Californian digital game advocates Telltale is celebrating how great it’s doing.
Formed from ex-LucasArtsers in 2004, the group started out with an objective to avoid life-shortening AAA developments and instead work on safer and more straightforward digital content.
Crucial to the firm’s unique position is how it doesn’t sell downloadable titles as isolated products, but instead as small installments of an ongoing franchise ‘series’.
The idea seems to have paid off. Telltale has made episodic content for properties such as Sam & Max, Wallace & Gromit and Strong Bad. Five years in, the group has sold over one million copies of these episodes across services such as Steam and WiiWare.

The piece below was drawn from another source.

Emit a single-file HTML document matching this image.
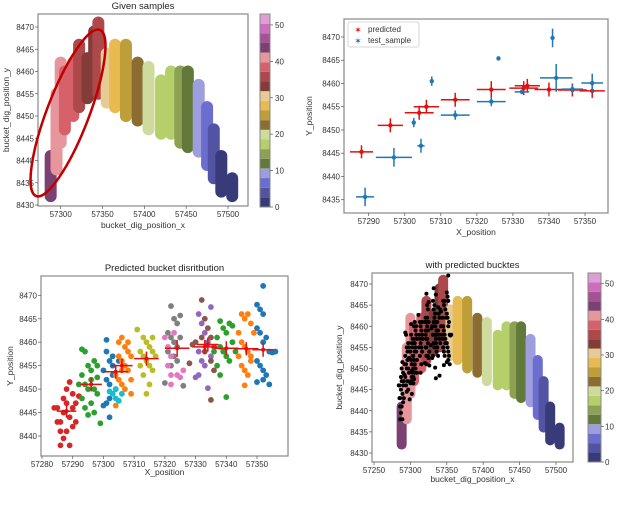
<!DOCTYPE html>
<html><head><meta charset="utf-8"><style>
body{margin:0;background:#fff;}
svg{display:block;font-family:"Liberation Sans","DejaVu Sans",sans-serif;}
</style></head><body>
<svg id="c" width="640" height="512" viewBox="0 0 640 512"></svg>
<script>
// ===== data =====
const cmapColors=["#393b79","#5254a3","#6b6ecf","#9c9ede","#637939","#8ca252","#b5cf6b","#cedb9c","#8c6d31","#bd9e39","#e7ba52","#e7cb94","#843c39","#ad494a","#d6616b","#e7969c","#7b4173","#a55194","#ce6dbd","#de9ed6"];
const bandX=[57288,57295,57300,57305,57315,57322,57332,57340,57345,57355,57365,57378,57392,57405,57420,57432,57443,57452,57465,57475,57483,57492,57505];
const bandYlo=[8432,8438,8444,8447,8450,8452,8454,8455,8455,8453,8452,8450,8449,8447,8446,8446,8444,8443,8442,8439,8436,8433,8432];
const bandYhi=[8441,8455,8462,8460,8462,8466,8463,8469,8471,8464,8466,8466,8462,8461,8458,8460,8460,8460,8457,8452,8447,8441,8436];
const bandVal=[44,41,40.5,38,38,35.5,33,33,35,30.5,27.8,25,22.5,19.8,17.2,17.2,14.5,12,9.3,6.6,4,1.3,1.3];
const predX=[57288,57296,57304,57306,57314,57324,57333,57334,57340,57346.5,57352];
const predY=[8445.3,8451,8453.7,8455,8456.5,8458.7,8459,8459.5,8458.7,8458.6,8458.4];
const predXerr=[3.2,3.5,4,3.5,4,4,4,3.5,4,4,3.5];
const predYerr=[1.4,1.5,1.5,1.5,1.5,1.8,1.5,1.5,1.5,1.4,1.5];
const testX=[57289,57297,57302.5,57304.5,57307.5,57314,57324,57326,57332.5,57341,57342,57346.5,57352];
const testY=[8435.6,8444.1,8451.6,8446.6,8460.5,8453.2,8456.1,8465.4,8458.2,8469.8,8461.2,8458.8,8460.1];
const testXerr=[2.5,5,0.5,1,0.5,4,4,0.5,2,0.5,4.5,3,3];
const testYerr=[2,2,1,1.5,1,1,1,0.3,0.5,2,3,1,2];
const clusterColors=["#d62728","#2ca02c","#1f77b4","#17becf","#ff7f0e","#bcbd22","#7f7f7f","#e377c2","#9467bd","#8c564b","#2ca02c","#ff7f0e","#1f77b4"];
const clusterPts=[
[[57285,8446],[57286,8443],[57287,8448],[57288,8450],[57289,8451.5],[57290,8449],[57291,8447],[57287,8445],[57289,8444],[57290,8442],[57288,8441],[57287,8439.5],[57286,8438],[57289,8438],[57291,8443],[57292,8448.5],[57284,8446],[57285,8443],[57290,8446],[57288,8447],[57286,8441]],
[[57293,8458.5],[57294,8458],[57295,8455],[57296,8454],[57297,8456],[57298,8455],[57293,8453],[57294,8451],[57295,8450],[57296,8452],[57297,8450],[57298,8449],[57293,8448],[57294,8446],[57296,8447],[57297,8445],[57299,8442.7],[57292,8451],[57298,8452.5],[57295,8444.5]],
[[57301,8460.5],[57301,8458],[57302,8456],[57303,8455],[57300,8454],[57301,8452],[57302,8451],[57303,8453],[57304,8450],[57302,8448],[57301,8447],[57303,8457],[57302,8444],[57300,8446.5],[57305,8456]],
[[57303,8449],[57304,8448],[57305,8447.5],[57306,8449],[57302,8449.5],[57304,8450]],
[[57305,8460],[57306,8461],[57307,8459],[57308,8458],[57305,8457],[57306,8456],[57307,8455],[57308,8454],[57304,8453],[57305,8452],[57306,8451],[57307,8450],[57309,8452],[57309,8457],[57304,8446.5],[57309,8449],[57306,8454],[57308,8460]],
[[57311,8462.7],[57313,8461],[57314,8460],[57315,8459],[57316,8458],[57312,8458],[57313,8457],[57314,8456],[57315,8455],[57316,8454],[57317,8457],[57312,8455],[57313,8453],[57315,8451],[57314,8449],[57316,8461]],
[[57322,8467.7],[57323,8465],[57324,8464],[57325,8465.7],[57321,8462],[57322,8461],[57323,8460],[57324,8459],[57325,8461],[57321,8458],[57323,8457],[57324,8456],[57322,8455],[57326,8450.7],[57320,8451.3]],
[[57320,8461],[57321,8459],[57323,8462],[57322,8457],[57321,8455],[57322,8453],[57325,8452.5],[57326,8454],[57324,8453],[57322,8451]],
[[57331,8466],[57332,8464],[57333,8462],[57334,8460],[57335,8467.5],[57331,8458],[57332,8456],[57333,8455],[57331,8453],[57330,8452.5],[57334,8450.2],[57335,8457]],
[[57332,8469],[57333,8465],[57334,8463],[57335,8461],[57336,8459],[57332,8461],[57333,8458],[57335,8456],[57336,8454],[57335,8447.7],[57330,8460],[57328,8455.5],[57329,8459.5]],
[[57338,8464.5],[57339,8463],[57340,8462],[57341,8464],[57342,8463.5],[57337,8461],[57338,8459],[57339,8458],[57340,8457],[57341,8456],[57342,8460],[57336,8458],[57337,8455],[57338,8453],[57340,8448.3],[57343,8458]],
[[57345,8466],[57346,8465],[57347,8466],[57348,8464],[57344,8462],[57345,8460],[57346,8459],[57347,8458],[57348,8457],[57344,8457],[57345,8455],[57346,8454],[57347,8453],[57348,8456],[57346,8450.8],[57349,8462]],
[[57352,8472],[57350,8468],[57351,8467],[57352,8466],[57350,8463],[57351,8462],[57353,8461],[57352,8460],[57354,8458],[57355,8457.8],[57350,8456],[57351,8455],[57352,8454],[57353,8453],[57350,8451.5],[57352,8452],[57354,8451],[57356,8458]]
];
const ticks1X=[57300,57350,57400,57450,57500];
const ticksBigY=[8430,8435,8440,8445,8450,8455,8460,8465,8470];
const ticks2X=[57290,57300,57310,57320,57330,57340,57350];
const ticks2Y=[8435,8440,8445,8450,8455,8460,8465,8470];
const ticks3X=[57280,57290,57300,57310,57320,57330,57340,57350];
const ticks3Y=[8440,8445,8450,8455,8460,8465,8470];
const ticks4X=[57250,57300,57350,57400,57450,57500];
const cbarTicks=[0,10,20,30,40,50];
const cbarMax=53;

// ===== helpers =====
const NS="http://www.w3.org/2000/svg";
const svg=document.getElementById('c');
function el(tag,attrs,parent,text){const e=document.createElementNS(NS,tag);for(const k in attrs)e.setAttribute(k,attrs[k]);if(text!==undefined)e.textContent=text;(parent||svg).appendChild(e);return e;}
function lin(d0,d1,r0,r1){return v=>r0+(v-d0)*(r1-r0)/(d1-d0);}
function cmap(v){let i=Math.floor(v/cbarMax*20);i=Math.max(0,Math.min(19,i));return cmapColors[i];}

function axes(name,box,sx,sy,xt,yt,xlab,ylab,title,ylabX,xlabY){
  const g=el('g',{},svg);
  
  
  const tg=el('g',{'font-size':'8','fill':'#333'},g);
  xt.forEach(t=>{const x=sx(t);el('line',{x1:x,x2:x,y1:box.b,y2:box.b+3,stroke:'#555','stroke-width':0.7},tg);
    const tx=el('text',{x:x,y:box.b+11,'text-anchor':'middle'},tg,String(t));});
  yt.forEach(t=>{const y=sy(t);el('line',{x1:box.l-3,x2:box.l,y1:y,y2:y,stroke:'#555','stroke-width':0.7},tg);
    const ty=el('text',{x:box.l-4,y:y+3,'text-anchor':'end'},tg,String(t));});
  if(xlab){const t=el('text',{x:(box.l+box.r)/2,y:xlabY,'text-anchor':'middle','font-size':'8.5',fill:'#333'},g,xlab);}
  if(ylab){const cy=(box.t+box.b)/2;const t=el('text',{x:ylabX,y:cy,'text-anchor':'middle','font-size':'8.5',fill:'#333',transform:`rotate(-90 ${ylabX} ${cy})`},g,ylab);}
  if(title){const t=el('text',{x:(box.l+box.r)/2,y:box.t-5,'text-anchor':'middle','font-size':'9.5',fill:'#222'},g,title);}
  return g;
}
function frame(box){const f=el('rect',{x:box.l,y:box.t,width:box.r-box.l,height:box.b-box.t,fill:'none',stroke:'#888','stroke-width':1.2});}
function colorbar(name,x,w,t,b,lx){
  const g=el('g',{},svg);
  const s=lin(0,cbarMax,b,t);
  cmapColors.forEach((c,i)=>{const y0=s(i*cbarMax/20),y1=s((i+1)*cbarMax/20);el('rect',{x:x,y:y1,width:w,height:y0-y1,fill:c},g);});
  el('rect',{x:x,y:t,width:w,height:b-t,fill:'none',stroke:'#888','stroke-width':1},g);
  cbarTicks.forEach(v=>{const y=s(v);el('line',{x1:x+w,x2:x+w+3,y1:y,y2:y,stroke:'#555','stroke-width':0.7},g);el('text',{x:lx,y:y+3,'font-size':'8',fill:'#333'},g,String(v));});
}
function bands(sx,sy,sw,name){
  const g=el('g',{},svg);
  bandX.forEach((x,i)=>{const l=el('line',{x1:sx(x),x2:sx(x),y1:sy(bandYlo[i]),y2:sy(bandYhi[i]),stroke:cmap(bandVal[i]),'stroke-width':sw,'stroke-linecap':'round'},g);
    });
}
function errpts(sx,sy,xs,ys,xe,ye,color,name,r){
  const g=el('g',{},svg);
  xs.forEach((x,i)=>{const cx=sx(x),cy=sy(ys[i]);
    el('line',{x1:sx(x-xe[i]),x2:sx(x+xe[i]),y1:cy,y2:cy,stroke:color,'stroke-width':1.5},g);
    el('line',{x1:cx,x2:cx,y1:sy(ys[i]-ye[i]),y2:sy(ys[i]+ye[i]),stroke:color,'stroke-width':1.5},g);
    const c=el('circle',{cx:cx,cy:cy,r:r,fill:color},g);});
}
function scatter(sx,sy,r,black,name){
  const g=el('g',{},svg);
  clusterPts.forEach((pts,k)=>pts.forEach(p=>{const c=el('circle',{cx:sx(p[0]),cy:sy(p[1]),r:r,fill:black?'#000':clusterColors[k]},g);
    }));
}

// ===== plot 1 =====
const b1={l:38,t:14,r:248,b:206};
const sx1=lin(57300,57500,60.7,228), sy1=lin(8430,8470,205,27);
bands(sx1,sy1,12,'given-samples-bands');
frame(b1);
axes('given-samples-axes',b1,sx1,sy1,ticks1X,ticksBigY,'bucket_dig_position_x','bucket_dig_position_y','Given samples',9,228);
colorbar('colorbar-1',260,10,14,207,275);
const ell=el('ellipse',{cx:68,cy:113,rx:89,ry:21,fill:'none',stroke:'#c00000','stroke-width':2.5,transform:'rotate(-69 68 113)'});


// ===== plot 2 =====
const b2={l:344,t:19,r:608,b:213};
const sx2=lin(57290,57350,368.7,585), sy2=lin(8435,8470,199.7,37);
errpts(sx2,sy2,predX,predY,predXerr,predYerr,'#e01010','predicted-series',2.2);
errpts(sx2,sy2,testX,testY,testXerr,testYerr,'#1f77b4','test-sample-series',2.2);
frame(b2);
axes('prediction-axes',b2,sx2,sy2,ticks2X,ticks2Y,'X_position','Y_position',null,312,235);
(function(){const g=el('g',{});
 el('rect',{x:348,y:22,width:71,height:25,fill:'#fff',stroke:'#ccc','stroke-width':0.8,rx:2},g);
 el('text',{x:358,y:33,'font-size':'9',fill:'#e01010','text-anchor':'middle'},g,'✶');
 el('text',{x:368,y:32,'font-size':'8',fill:'#333'},g,'predicted');
 el('text',{x:358,y:44,'font-size':'9',fill:'#1f77b4','text-anchor':'middle'},g,'✶');
 el('text',{x:368,y:43,'font-size':'8',fill:'#333'},g,'test_sample');})();

// ===== plot 3 =====
const b3={l:41,t:276,r:288,b:456};
const sx3=lin(57280,57350,42,257), sy3=lin(8440,8470,436,295.3);
scatter(sx3,sy3,2.9,false,'predicted-distribution-points');
errpts(sx3,sy3,predX,predY,predXerr,predYerr,'#e01010','predicted-centers',2);
frame(b3);
axes('distribution-axes',b3,sx3,sy3,ticks3X,ticks3Y,'X_position','Y_position','Predicted bucket disritbution',13,475);

// ===== plot 4 =====
const b4={l:372,t:273,r:573,b:462};
const sx4=lin(57250,57500,374,556), sy4=lin(8430,8470,453,284);
bands(sx4,sy4,10,'bucket-bands');
scatter(sx4,sy4,2,true,'predicted-bucket-points');
frame(b4);
axes('bucket-axes',b4,sx4,sy4,ticks4X,ticksBigY,'bucket_dig_position_x','bucket_dig_position_y','with predicted bucktes',342,482);
colorbar('colorbar-2',588,13,273,462,605);
</script>
</body></html>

"In the last five years, we have constructed the infrastructure to license, build, and distribute multiple seasons of episodic content," said CEO and co-founder Dan Connors. "Now Telltale finds itself in a leadership position as the digital marketplace for games continues to shape itself and grow."
The group continues to expand its portfolio, with the most recent Wallace & Gromit series coming to XBLA. A new Wallace & Gromit season will be shown at E3.
"The episodic model has been incredibly rewarding from a development standpoint," said co-founder Kevin Bruner. "It used to be we only made two or three games a decade. At Telltale, we release a new game every month, which fosters greater creativity with the teams, and the customers get to enjoy more content on a regular basis.”